-- START OF Information shown --

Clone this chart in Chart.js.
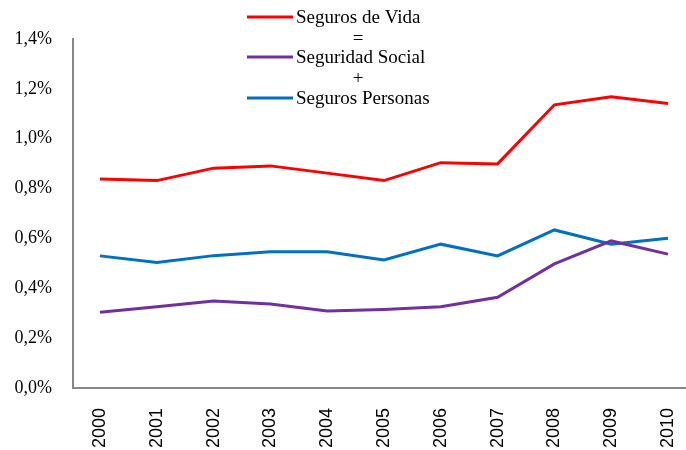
<!DOCTYPE html>
<html>
<head>
<meta charset="utf-8">
<script src="https://cdn.jsdelivr.net/npm/chart.js@4"></script>
<style>
    html, body { margin: 0; padding: 0; background: #fff; overflow: hidden; }
    #wrap { width: 686px; height: 450px; position: relative; }
</style>
</head>
<body>
<div id="wrap"><canvas id="chart"></canvas></div>
<script>
// Data (% values)
const years = [2000, 2001, 2002, 2003, 2004, 2005, 2006, 2007, 2008, 2009, 2010];
const segurosVida = [0.838, 0.832, 0.882, 0.891, 0.862, 0.832, 0.904, 0.899, 1.136, 1.168, 1.141];
const seguridadSocial = [0.304, 0.326, 0.349, 0.337, 0.309, 0.315, 0.326, 0.364, 0.498, 0.590, 0.537];
const segurosPersonas = [0.530, 0.503, 0.531, 0.547, 0.547, 0.514, 0.577, 0.530, 0.634, 0.577, 0.601];
const yTicks = [0, 0.2, 0.4, 0.6, 0.8, 1.0, 1.2, 1.4];

const colors = {
    vida: "#ff0000",
    social: "#7030a0",
    personas: "#0070c0"
};

const serif = "'Liberation Serif', 'Times New Roman', serif";

function toPoints(arr) {
    return arr.map((v, i) => ({ x: years[i], y: v }));
}

/* =========================
        CUSTOM LEGEND
========================= */
const legendPlugin = {
    id: "formulaLegend",
    afterDraw(chart) {
        const ctx = chart.ctx;
        const rows = [
            { type: "line", color: colors.vida, text: "Seguros de Vida", y: 17 },
            { type: "sign", text: "=", y: 39 },
            { type: "line", color: colors.social, text: "Seguridad Social", y: 57 },
            { type: "sign", text: "+", y: 79 },
            { type: "line", color: colors.personas, text: "Seguros Personas", y: 98 }
        ];
        ctx.save();
        ctx.font = "19px " + serif;
        ctx.fillStyle = "#000";
        ctx.textBaseline = "middle";
        rows.forEach(r => {
            if (r.type === "line") {
                ctx.strokeStyle = r.color;
                ctx.lineWidth = 3;
                ctx.beginPath();
                ctx.moveTo(247, r.y);
                ctx.lineTo(293, r.y);
                ctx.stroke();
                ctx.textAlign = "left";
                ctx.fillText(r.text, 296, r.y + 1);
            } else {
                ctx.textAlign = "center";
                ctx.fillText(r.text, 358, r.y);
            }
        });
        ctx.restore();
    }
};

function lineSet(label, data, color) {
    return {
        label: label,
        data: toPoints(data),
        borderColor: color,
        backgroundColor: color,
        borderWidth: 3,
        pointRadius: 0,
        tension: 0,
        fill: false
    };
}

new Chart(document.getElementById("chart"), {
    type: "line",
    data: {
        datasets: [
            lineSet("Seguros de Vida", segurosVida, colors.vida),
            lineSet("Seguridad Social", seguridadSocial, colors.social),
            lineSet("Seguros Personas", segurosPersonas, colors.personas)
        ]
    },
    options: {
        responsive: true,
        maintainAspectRatio: false,
        animation: false,
        layout: { padding: { top: 39, right: 0, left: 0, bottom: 0 } },
        plugins: {
            legend: { display: false },
            tooltip: { enabled: false }
        },
        scales: {
            x: {
                type: "linear",
                min: 1999.525,
                max: 2010.317,
                afterBuildTicks: s => { s.ticks = years.map(v => ({ value: v })); },
                afterFit: s => {
                    s.height = 62;
                    s.paddingLeft = 0;
                    s.paddingRight = 0;
                },
                grid: { display: false, drawTicks: false },
                border: { display: true, color: "#868686", width: 2 },
                ticks: {
                    minRotation: 90,
                    maxRotation: 90,
                    padding: 20,
                    color: "#000",
                    font: { family: "'Liberation Sans', Arial, sans-serif", size: 18 },
                    callback: v => String(v)
                }
            },
            y: {
                min: 0,
                max: 1.4,
                afterBuildTicks: s => { s.ticks = yTicks.map(v => ({ value: v })); },
                afterFit: s => { s.width = 73; },
                grid: { display: false, drawTicks: false },
                border: { display: true, color: "#868686", width: 2 },
                ticks: {
                    padding: 21,
                    color: "#000",
                    font: { family: serif, size: 18 },
                    callback: v => v.toFixed(1).replace(".", ",") + "%"
                }
            }
        }
    },
    plugins: [legendPlugin]
});
</script>
</body>
</html>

-- END OF Information shown --

▶ **Task goal**
Except for the pictures, copy the material above exactly.

▶ **Exercise result**
Clone this chart in Chart.js.
<!DOCTYPE html>
<html>
<head>
<meta charset="utf-8">
<script src="https://cdn.jsdelivr.net/npm/chart.js@4"></script>
<style>
    html, body { margin: 0; padding: 0; background: #fff; overflow: hidden; }
    #wrap { width: 686px; height: 450px; position: relative; }
</style>
</head>
<body>
<div id="wrap"><canvas id="chart"></canvas></div>
<script>
// Data (% values)
const years = [2000, 2001, 2002, 2003, 2004, 2005, 2006, 2007, 2008, 2009, 2010];
const segurosVida = [0.838, 0.832, 0.882, 0.891, 0.862, 0.832, 0.904, 0.899, 1.136, 1.168, 1.141];
const seguridadSocial = [0.304, 0.326, 0.349, 0.337, 0.309, 0.315, 0.326, 0.364, 0.498, 0.590, 0.537];
const segurosPersonas = [0.530, 0.503, 0.531, 0.547, 0.547, 0.514, 0.577, 0.530, 0.634, 0.577, 0.601];
const yTicks = [0, 0.2, 0.4, 0.6, 0.8, 1.0, 1.2, 1.4];

const colors = {
    vida: "#ff0000",
    social: "#7030a0",
    personas: "#0070c0"
};

const serif = "'Liberation Serif', 'Times New Roman', serif";

function toPoints(arr) {
    return arr.map((v, i) => ({ x: years[i], y: v }));
}

/* =========================
        CUSTOM LEGEND
========================= */
const legendPlugin = {
    id: "formulaLegend",
    afterDraw(chart) {
        const ctx = chart.ctx;
        const rows = [
            { type: "line", color: colors.vida, text: "Seguros de Vida", y: 17 },
            { type: "sign", text: "=", y: 39 },
            { type: "line", color: colors.social, text: "Seguridad Social", y: 57 },
            { type: "sign", text: "+", y: 79 },
            { type: "line", color: colors.personas, text: "Seguros Personas", y: 98 }
        ];
        ctx.save();
        ctx.font = "19px " + serif;
        ctx.fillStyle = "#000";
        ctx.textBaseline = "middle";
        rows.forEach(r => {
            if (r.type === "line") {
                ctx.strokeStyle = r.color;
                ctx.lineWidth = 3;
                ctx.beginPath();
                ctx.moveTo(247, r.y);
                ctx.lineTo(293, r.y);
                ctx.stroke();
                ctx.textAlign = "left";
                ctx.fillText(r.text, 296, r.y + 1);
            } else {
                ctx.textAlign = "center";
                ctx.fillText(r.text, 358, r.y);
            }
        });
        ctx.restore();
    }
};

function lineSet(label, data, color) {
    return {
        label: label,
        data: toPoints(data),
        borderColor: color,
        backgroundColor: color,
        borderWidth: 3,
        pointRadius: 0,
        tension: 0,
        fill: false
    };
}

new Chart(document.getElementById("chart"), {
    type: "line",
    data: {
        datasets: [
            lineSet("Seguros de Vida", segurosVida, colors.vida),
            lineSet("Seguridad Social", seguridadSocial, colors.social),
            lineSet("Seguros Personas", segurosPersonas, colors.personas)
        ]
    },
    options: {
        responsive: true,
        maintainAspectRatio: false,
        animation: false,
        layout: { padding: { top: 39, right: 0, left: 0, bottom: 0 } },
        plugins: {
            legend: { display: false },
            tooltip: { enabled: false }
        },
        scales: {
            x: {
                type: "linear",
                min: 1999.525,
                max: 2010.317,
                afterBuildTicks: s => { s.ticks = years.map(v => ({ value: v })); },
                afterFit: s => {
                    s.height = 62;
                    s.paddingLeft = 0;
                    s.paddingRight = 0;
                },
                grid: { display: false, drawTicks: false },
                border: { display: true, color: "#868686", width: 2 },
                ticks: {
                    minRotation: 90,
                    maxRotation: 90,
                    padding: 20,
                    color: "#000",
                    font: { family: "'Liberation Sans', Arial, sans-serif", size: 18 },
                    callback: v => String(v)
                }
            },
            y: {
                min: 0,
                max: 1.4,
                afterBuildTicks: s => { s.ticks = yTicks.map(v => ({ value: v })); },
                afterFit: s => { s.width = 73; },
                grid: { display: false, drawTicks: false },
                border: { display: true, color: "#868686", width: 2 },
                ticks: {
                    padding: 21,
                    color: "#000",
                    font: { family: serif, size: 18 },
                    callback: v => v.toFixed(1).replace(".", ",") + "%"
                }
            }
        }
    },
    plugins: [legendPlugin]
});
</script>
</body>
</html>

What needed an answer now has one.